Ma, ed è l’aspetto più importante volutamente ignorato dalla propaganda a reti unificate: punisce non solo chi “recluta” manodopera (nell’agricoltura è denominato “caporale”) bensì anche chi la utilizza e la sfrutta!

Si tratta quindi di un fenomeno vietato e punito, in via generale, e la tutela è apprestata, continuativamente  e non “a termine”, per tutte le persone che lavorano, ovvero gialli, bianchi, neri, italiani, comunitari ed extra.

Il riferimento della Ministra Bellanova, a reti e giornali unificati, al solo caporalato è fuorviante e propagandistico perché nasconde i veri responsabili della diffusa illegalità e sfruttamento: gli agrari senza scrupoli.

Prima del malriuscito tentativo di lacrimucce, un mese fa sosteneva le stesse cose che una parte dei pentastellati, da ultimi, hanno affermato per contrastare la regolarizzazione: ossia che nei campi dovessero andarci “coloro che prendono sussidi pubblici” (Naspi, reddito di cittadinanza, addirittura Cig).
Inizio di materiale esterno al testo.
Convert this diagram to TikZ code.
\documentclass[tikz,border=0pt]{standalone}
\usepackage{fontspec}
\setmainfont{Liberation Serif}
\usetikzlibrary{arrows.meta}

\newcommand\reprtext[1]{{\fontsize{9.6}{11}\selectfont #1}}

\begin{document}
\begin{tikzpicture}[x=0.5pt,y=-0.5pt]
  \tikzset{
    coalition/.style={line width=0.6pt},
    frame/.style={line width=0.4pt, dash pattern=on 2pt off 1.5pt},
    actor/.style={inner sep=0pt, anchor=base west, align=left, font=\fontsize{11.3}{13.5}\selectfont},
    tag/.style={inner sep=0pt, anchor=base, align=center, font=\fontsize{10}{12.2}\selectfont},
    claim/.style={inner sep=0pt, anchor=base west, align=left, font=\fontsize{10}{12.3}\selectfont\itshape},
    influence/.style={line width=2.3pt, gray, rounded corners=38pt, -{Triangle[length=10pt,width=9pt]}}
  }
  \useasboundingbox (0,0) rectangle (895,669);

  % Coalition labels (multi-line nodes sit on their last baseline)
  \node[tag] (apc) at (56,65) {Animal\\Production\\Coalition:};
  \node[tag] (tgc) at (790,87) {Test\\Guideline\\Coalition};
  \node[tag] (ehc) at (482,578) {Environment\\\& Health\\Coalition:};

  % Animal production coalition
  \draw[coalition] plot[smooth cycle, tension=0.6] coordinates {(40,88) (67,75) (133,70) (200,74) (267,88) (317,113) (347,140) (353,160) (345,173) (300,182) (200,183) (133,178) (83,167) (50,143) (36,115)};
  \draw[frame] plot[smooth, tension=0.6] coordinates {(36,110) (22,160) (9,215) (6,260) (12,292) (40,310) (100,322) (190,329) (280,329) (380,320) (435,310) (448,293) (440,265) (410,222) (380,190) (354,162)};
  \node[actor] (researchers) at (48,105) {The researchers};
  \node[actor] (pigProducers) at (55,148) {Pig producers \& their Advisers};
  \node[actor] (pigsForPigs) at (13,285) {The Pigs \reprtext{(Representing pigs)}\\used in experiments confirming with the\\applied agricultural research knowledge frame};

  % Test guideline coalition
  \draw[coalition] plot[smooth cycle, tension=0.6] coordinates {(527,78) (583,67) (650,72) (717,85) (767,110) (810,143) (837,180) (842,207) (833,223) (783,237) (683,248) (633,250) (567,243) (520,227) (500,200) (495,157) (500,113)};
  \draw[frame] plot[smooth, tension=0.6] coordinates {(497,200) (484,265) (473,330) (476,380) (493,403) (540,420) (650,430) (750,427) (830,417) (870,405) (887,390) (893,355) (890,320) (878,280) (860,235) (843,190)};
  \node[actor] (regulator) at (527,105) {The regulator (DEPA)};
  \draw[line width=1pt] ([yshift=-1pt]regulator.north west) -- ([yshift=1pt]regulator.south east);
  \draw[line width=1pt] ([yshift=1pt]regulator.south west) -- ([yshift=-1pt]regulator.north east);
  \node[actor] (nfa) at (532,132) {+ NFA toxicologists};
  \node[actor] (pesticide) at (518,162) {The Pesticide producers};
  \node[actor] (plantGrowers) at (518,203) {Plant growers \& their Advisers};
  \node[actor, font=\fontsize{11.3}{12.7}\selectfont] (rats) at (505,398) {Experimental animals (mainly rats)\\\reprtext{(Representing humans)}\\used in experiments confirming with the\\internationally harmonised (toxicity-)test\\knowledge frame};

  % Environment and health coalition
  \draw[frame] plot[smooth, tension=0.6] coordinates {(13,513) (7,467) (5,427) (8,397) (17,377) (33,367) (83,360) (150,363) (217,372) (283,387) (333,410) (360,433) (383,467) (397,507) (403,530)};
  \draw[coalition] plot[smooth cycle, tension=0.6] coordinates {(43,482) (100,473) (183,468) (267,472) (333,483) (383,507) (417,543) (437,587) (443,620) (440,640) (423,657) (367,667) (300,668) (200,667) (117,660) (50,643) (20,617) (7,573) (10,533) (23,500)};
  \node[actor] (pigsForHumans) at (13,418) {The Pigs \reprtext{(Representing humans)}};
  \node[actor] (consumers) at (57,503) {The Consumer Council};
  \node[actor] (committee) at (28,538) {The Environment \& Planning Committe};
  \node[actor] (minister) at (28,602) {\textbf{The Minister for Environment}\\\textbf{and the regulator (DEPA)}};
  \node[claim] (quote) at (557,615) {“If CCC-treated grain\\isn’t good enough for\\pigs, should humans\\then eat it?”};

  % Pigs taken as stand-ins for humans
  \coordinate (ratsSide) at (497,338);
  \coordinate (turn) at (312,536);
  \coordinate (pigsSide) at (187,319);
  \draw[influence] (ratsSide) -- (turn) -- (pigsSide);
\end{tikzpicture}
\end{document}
Di qui, è seguita l’obiezione che ciò è in parte già previsto per chi percepisce il reddito di cittadinanza e che per gli altri (a parte i profili di incostituzionalità del “lavoro forzato”) era semplicemente velleitario. Per un qualunque percettore di Naspi e lavoratore in Cig occorre:

- trasportarlo nei campi;

- lì allestire spogliatoi, docce, mensa e persino alloggi se troppo costoso e faticoso è il viaggio di andata e ritorno;

- sottoporlo a formazione perché la filiera agricola non si esaurisce con la raccolta, ma continua con nuove produzioni;

- dotarlo di apposita patente per i mezzi agricoli il cui utilizzo è assai diffuso.

Infatti gli stessi agricoltori hanno obiettato che ci sono tanti gialli, neri, bianchi in prossimità dei campi, anche senza troppe pretese igieniche e particolari diritti pronti all’utilizzo.
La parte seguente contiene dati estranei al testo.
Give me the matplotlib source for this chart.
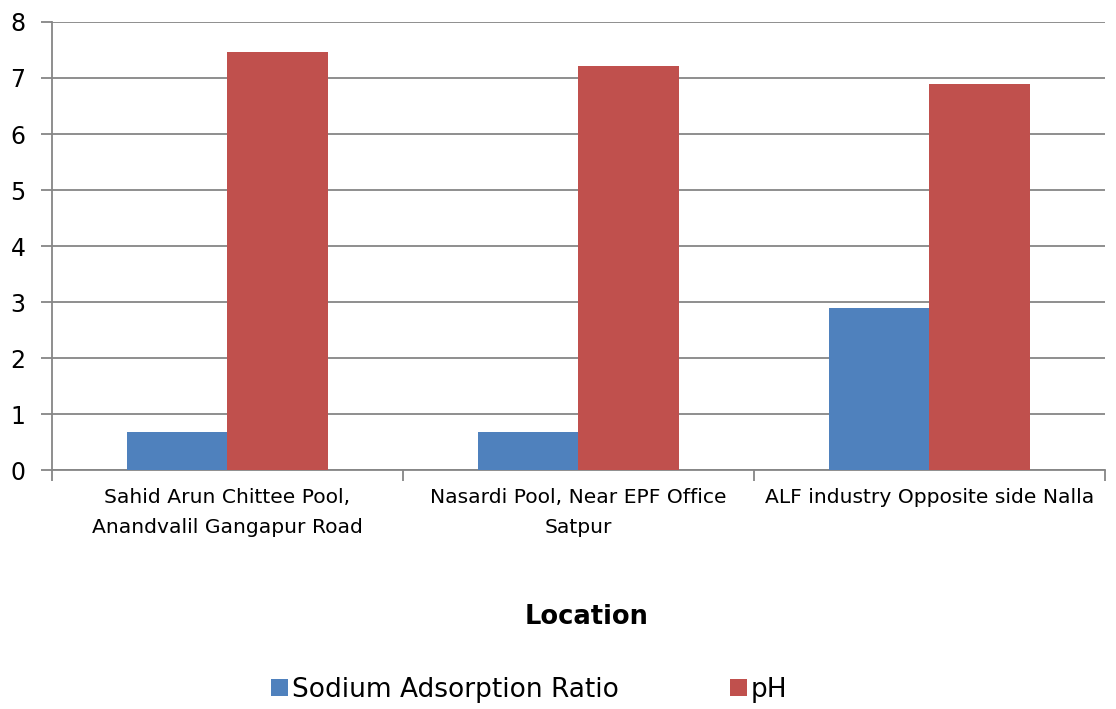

La pressione di centinaia di associazioni, anche di giuristi, ha fatto cambiare idea anche alla ministra Bellanova.

Le sue reboanti dichiarazioni secondo cui “lo Stato è più forte del caporalato” omettono però di rilevare che “qualcuno” chiede agli autisti/caporali di reclutare manodopera; quel “qualcuno” dà loro indicazioni sul numero, direttive per l’attività e orari per i lavoratori; infine quel “qualcuno” li sfrutta nei campi a tre euro l’ora e senza contributi e Irpef.

L’errore della “emersione”, prevista nel d.l. “Rilancio”, è dunque nella parzialità, nella temporaneità e persino, al comma 7.b, nella «inammissibilità» della regolarizzazione per il datore di lavoro condannato per intermediazione illecita e sfruttamento, che è un vero controsenso: la legge 199/2016, all’art. 3, prevede proprio la… ”regolarizzazione” come ulteriore sanzione.
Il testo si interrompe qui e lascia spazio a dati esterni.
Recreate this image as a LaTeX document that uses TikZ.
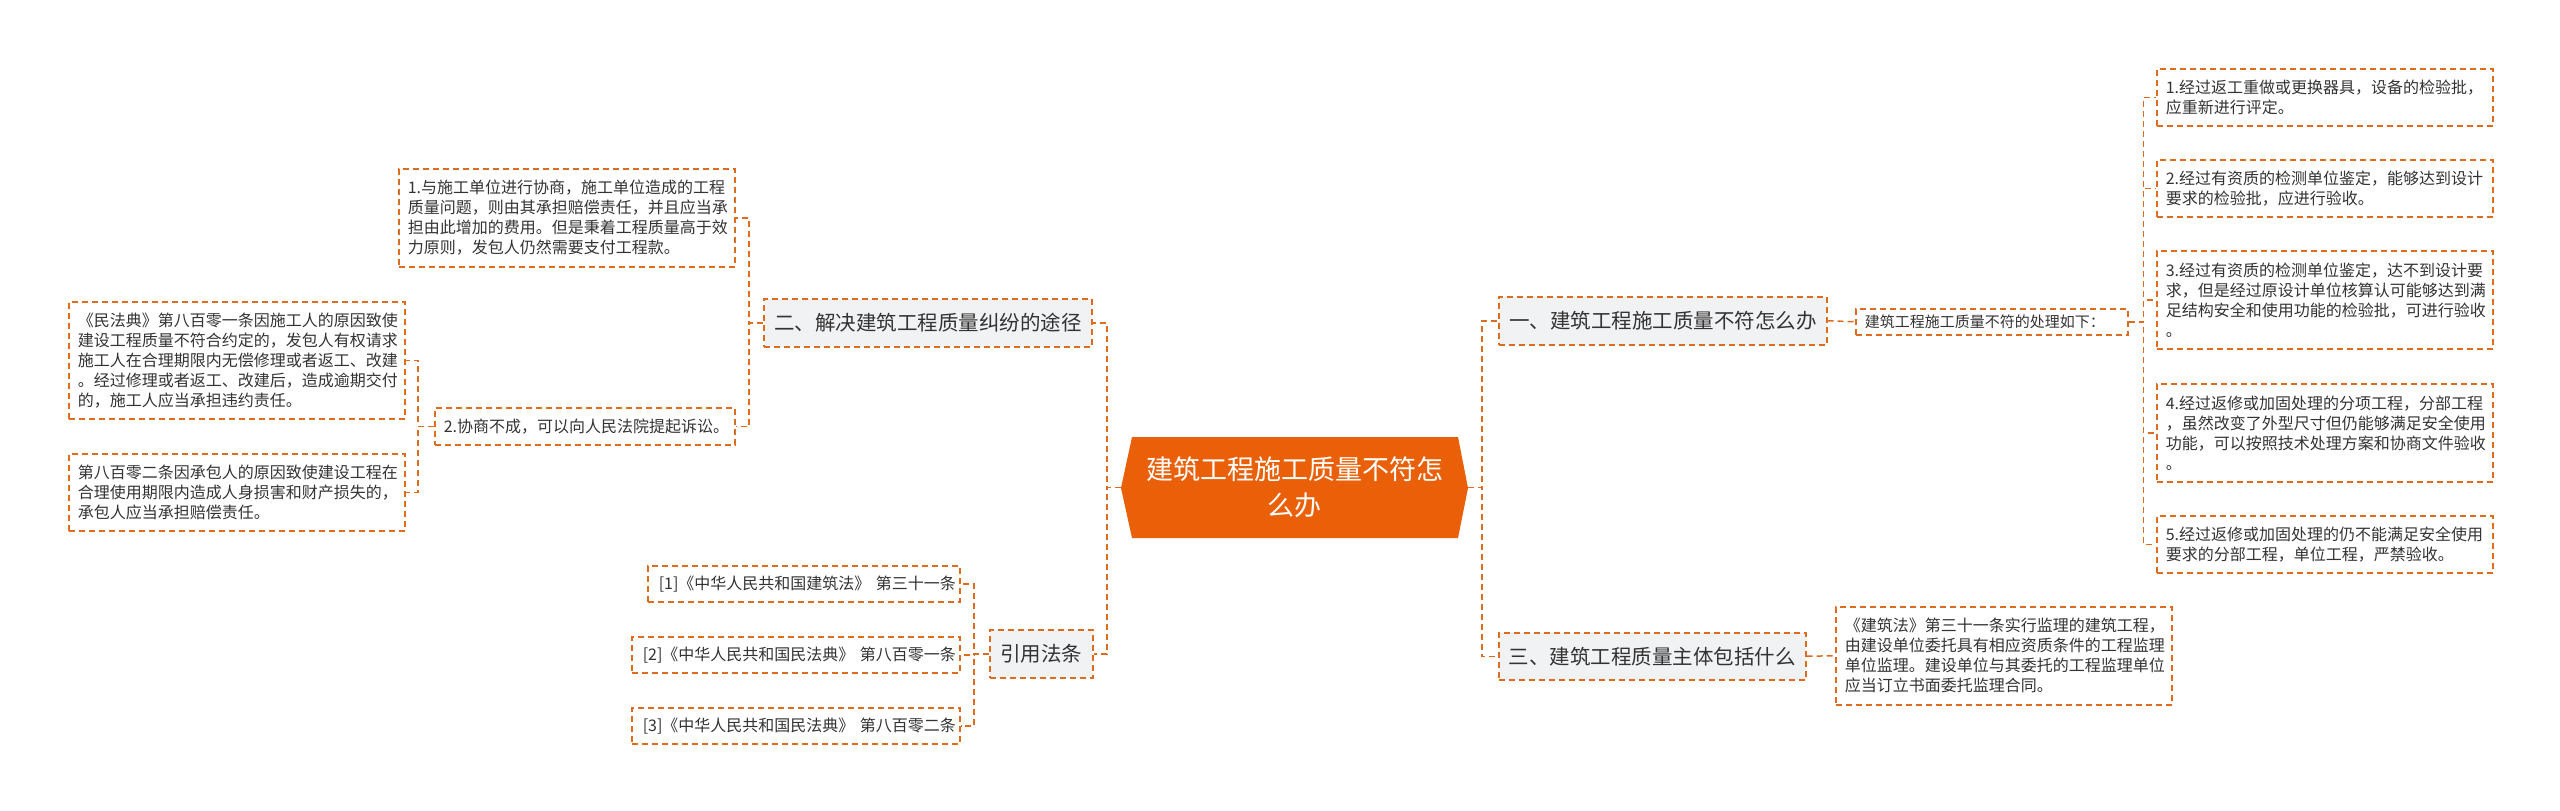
\documentclass[tikz,border=0pt]{standalone}
\usepackage{fontspec}
\setmainfont{Noto Sans CJK SC}
\definecolor{lc}{HTML}{DD6B20}
\definecolor{cf}{HTML}{E96008}
\definecolor{tf}{HTML}{F1F2F4}
\definecolor{tc}{HTML}{333333}
\tikzset{
 dl/.style={draw=lc, line width=1.5pt, dash pattern=on 6pt off 4pt},
 leaf/.style={dl, anchor=north west, inner xsep=9pt, inner ysep=0pt, align=left, text=tc, font=\fontsize{16}{20}\selectfont},
 cite/.style={leaf, inner xsep=11pt},
 topic/.style={dl, fill=tf, anchor=north west, inner sep=0pt, align=center, text=tc, font=\fontsize{20.5}{24}\selectfont},
 conn/.style={dl},
}
\begin{document}
\begin{tikzpicture}[x=1pt,y=-1pt]
\fill[white] (0,0) rectangle (2560,811);
\useasboundingbox (0,0) rectangle (2560,811);
% center
\fill[cf] (1121,488) -- (1132,437) -- (1458,437) -- (1468,488) -- (1458,538) -- (1132,538) -- cycle;
\node[minimum width=347pt, minimum height=101pt, inner sep=0pt, text=white, font=\fontsize{27}{36}\selectfont, align=center] (c) at (1294.5,487.5) {建筑工程施工质量不符怎\\么办};
% right side
\node[topic, minimum width=328pt, minimum height=48pt] (t1) at (1498,296) {一、建筑工程施工质量不符怎么办};
\node[leaf, text width=254pt, minimum height=26pt, font=\fontsize{15}{18}\selectfont] (ru) at (1855,308) {建筑工程施工质量不符的处理如下：};
\node[leaf, text width=318pt, minimum height=57pt] (r1) at (2156,68) {1.经过返工重做或更换器具，设备的检验批，\\应重新进行评定。};
\node[leaf, text width=318pt, minimum height=57pt] (r2) at (2156,159) {2.经过有资质的检测单位鉴定，能够达到设计\\要求的检验批，应进行验收。};
\node[leaf, text width=318pt, minimum height=98pt] (r3) at (2156,250) {3.经过有资质的检测单位鉴定，达不到设计要\\求，但是经过原设计单位核算认可能够达到满\\足结构安全和使用功能的检验批，可进行验收\\。};
\node[leaf, text width=318pt, minimum height=98pt] (r4) at (2156,383) {4.经过返修或加固处理的分项工程，分部工程\\，虽然改变了外型尺寸但仍能够满足安全使用\\功能，可以按照技术处理方案和协商文件验收\\。};
\node[leaf, text width=318pt, minimum height=57pt] (r5) at (2156,515) {5.经过返修或加固处理的仍不能满足安全使用\\要求的分部工程，单位工程，严禁验收。};
\node[topic, minimum width=307pt, minimum height=47pt] (t3) at (1498,632) {三、建筑工程质量主体包括什么};
\node[leaf, text width=318pt, minimum height=98pt] (law) at (1835,606) {《建筑法》第三十一条实行监理的建筑工程，\\由建设单位委托具有相应资质条件的工程监理\\单位监理。建设单位与其委托的工程监理单位\\应当订立书面委托监理合同。};
% left side
\node[topic, minimum width=328pt, minimum height=48pt] (t2) at (763,298) {二、解决建筑工程质量纠纷的途径};
\node[leaf, text width=318pt, minimum height=98pt] (l1) at (398,168) {1.与施工单位进行协商，施工单位造成的工程\\质量问题，则由其承担赔偿责任，并且应当承\\担由此增加的费用。但是秉着工程质量高于效\\力原则，发包人仍然需要支付工程款。};
\node[leaf, text width=282pt, minimum height=37pt] (l2) at (434,407) {2.协商不成，可以向人民法院提起诉讼。};
\node[leaf, text width=318pt, minimum height=117pt] (m1) at (68,301) {《民法典》第八百零一条因施工人的原因致使\\建设工程质量不符合约定的，发包人有权请求\\施工人在合理期限内无偿修理或者返工、改建\\。经过修理或者返工、改建后，造成逾期交付\\的，施工人应当承担违约责任。};
\node[leaf, text width=318pt, minimum height=77pt] (m2) at (68,453) {第八百零二条因承包人的原因致使建设工程在\\合理使用期限内造成人身损害和财产损失的，\\承包人应当承担赔偿责任。};
\node[topic, minimum width=103pt, minimum height=48pt] (tq) at (989,629) {引用法条};
\node[cite, text width=290pt, minimum height=36pt] (c1) at (647,565) {[1]《中华人民共和国建筑法》~第三十一条};
\node[cite, text width=306pt, minimum height=36pt] (c2) at (631,636) {[2]《中华人民共和国民法典》~第八百零一条};
\node[cite, text width=306pt, minimum height=36pt] (c3) at (631,707) {[3]《中华人民共和国民法典》~第八百零二条};
% connectors
\draw[conn] (c.west) -- ++(-14,0) |- (t2.east);
\draw[conn] (c.west) -- ++(-14,0) |- (tq.east);
\draw[conn] (c.east) -- ++(14,0) |- (t1.west);
\draw[conn] (c.east) -- ++(14,0) |- (t3.west);
\draw[conn] (t1.east) -- (ru.west);
\foreach \n in {r1,r2,r3,r4,r5} \draw[conn] (ru.east) -- ++(15,0) |- (\n.west);
\draw[conn] (t3.east) -- (law.west);
\draw[conn] (t2.west) -- ++(-14,0) |- (l1.east);
\draw[conn] (t2.west) -- ++(-14,0) |- (l2.east);
\draw[conn] (l2.west) -- ++(-16,0) |- (m1.east);
\draw[conn] (l2.west) -- ++(-16,0) |- (m2.east);
\foreach \n in {c1,c2,c3} \draw[conn] (tq.west) -- ++(-15,0) |- (\n.east);
\end{tikzpicture}
\end{document}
Purtroppo anche questa “emersione” a tempo, come le altre periodiche, non risolvono il problema, ma lo ripropongono per il futuro: e una seria, matura, e generale soluzione sta in questa semplice proposta della associazione “Comma 2 – Lavoro è Dignità”:

«1. In sede di regolarizzazione per via giudiziaria o amministrativa di prestazioni lavorative non precedentemente denunciate dal datore di lavoro, si presume l’esistenza di un rapporto lavorativo subordinato a tempo pieno fin dal momento della prima prestazione accertata.

  1. Il lavoratore il cui rapporto di lavoro sia stato regolarizzato ai sensi del comma che precede può essere licenziato, nel quinquennio successivo, solo per giusta causa e giustificato motivo soggettivo.
  2. I commi che precedono trovano applicazione anche quando il rapporto di lavoro irregolare sia intercorso con lavoratore extracomunitario non in possesso del permesso di soggiorno, e il lavoratore acquisisce il diritto al suo rilascio con validità non inferiore al periodo di garanzia di cui al secondo comma».

Quanto ai proclami e alle lacrime dei politici, se ne è già occupato, con la poesia “La sincerità ne li comizi”, Trilussa nel 1920: «…E lì rimise fora l’ideali, li schiavi, li tiranni, le catene, li re… e poi parlò di li principi sui: e allora pianse, pianse così bene che quasi ce rideva pure lui».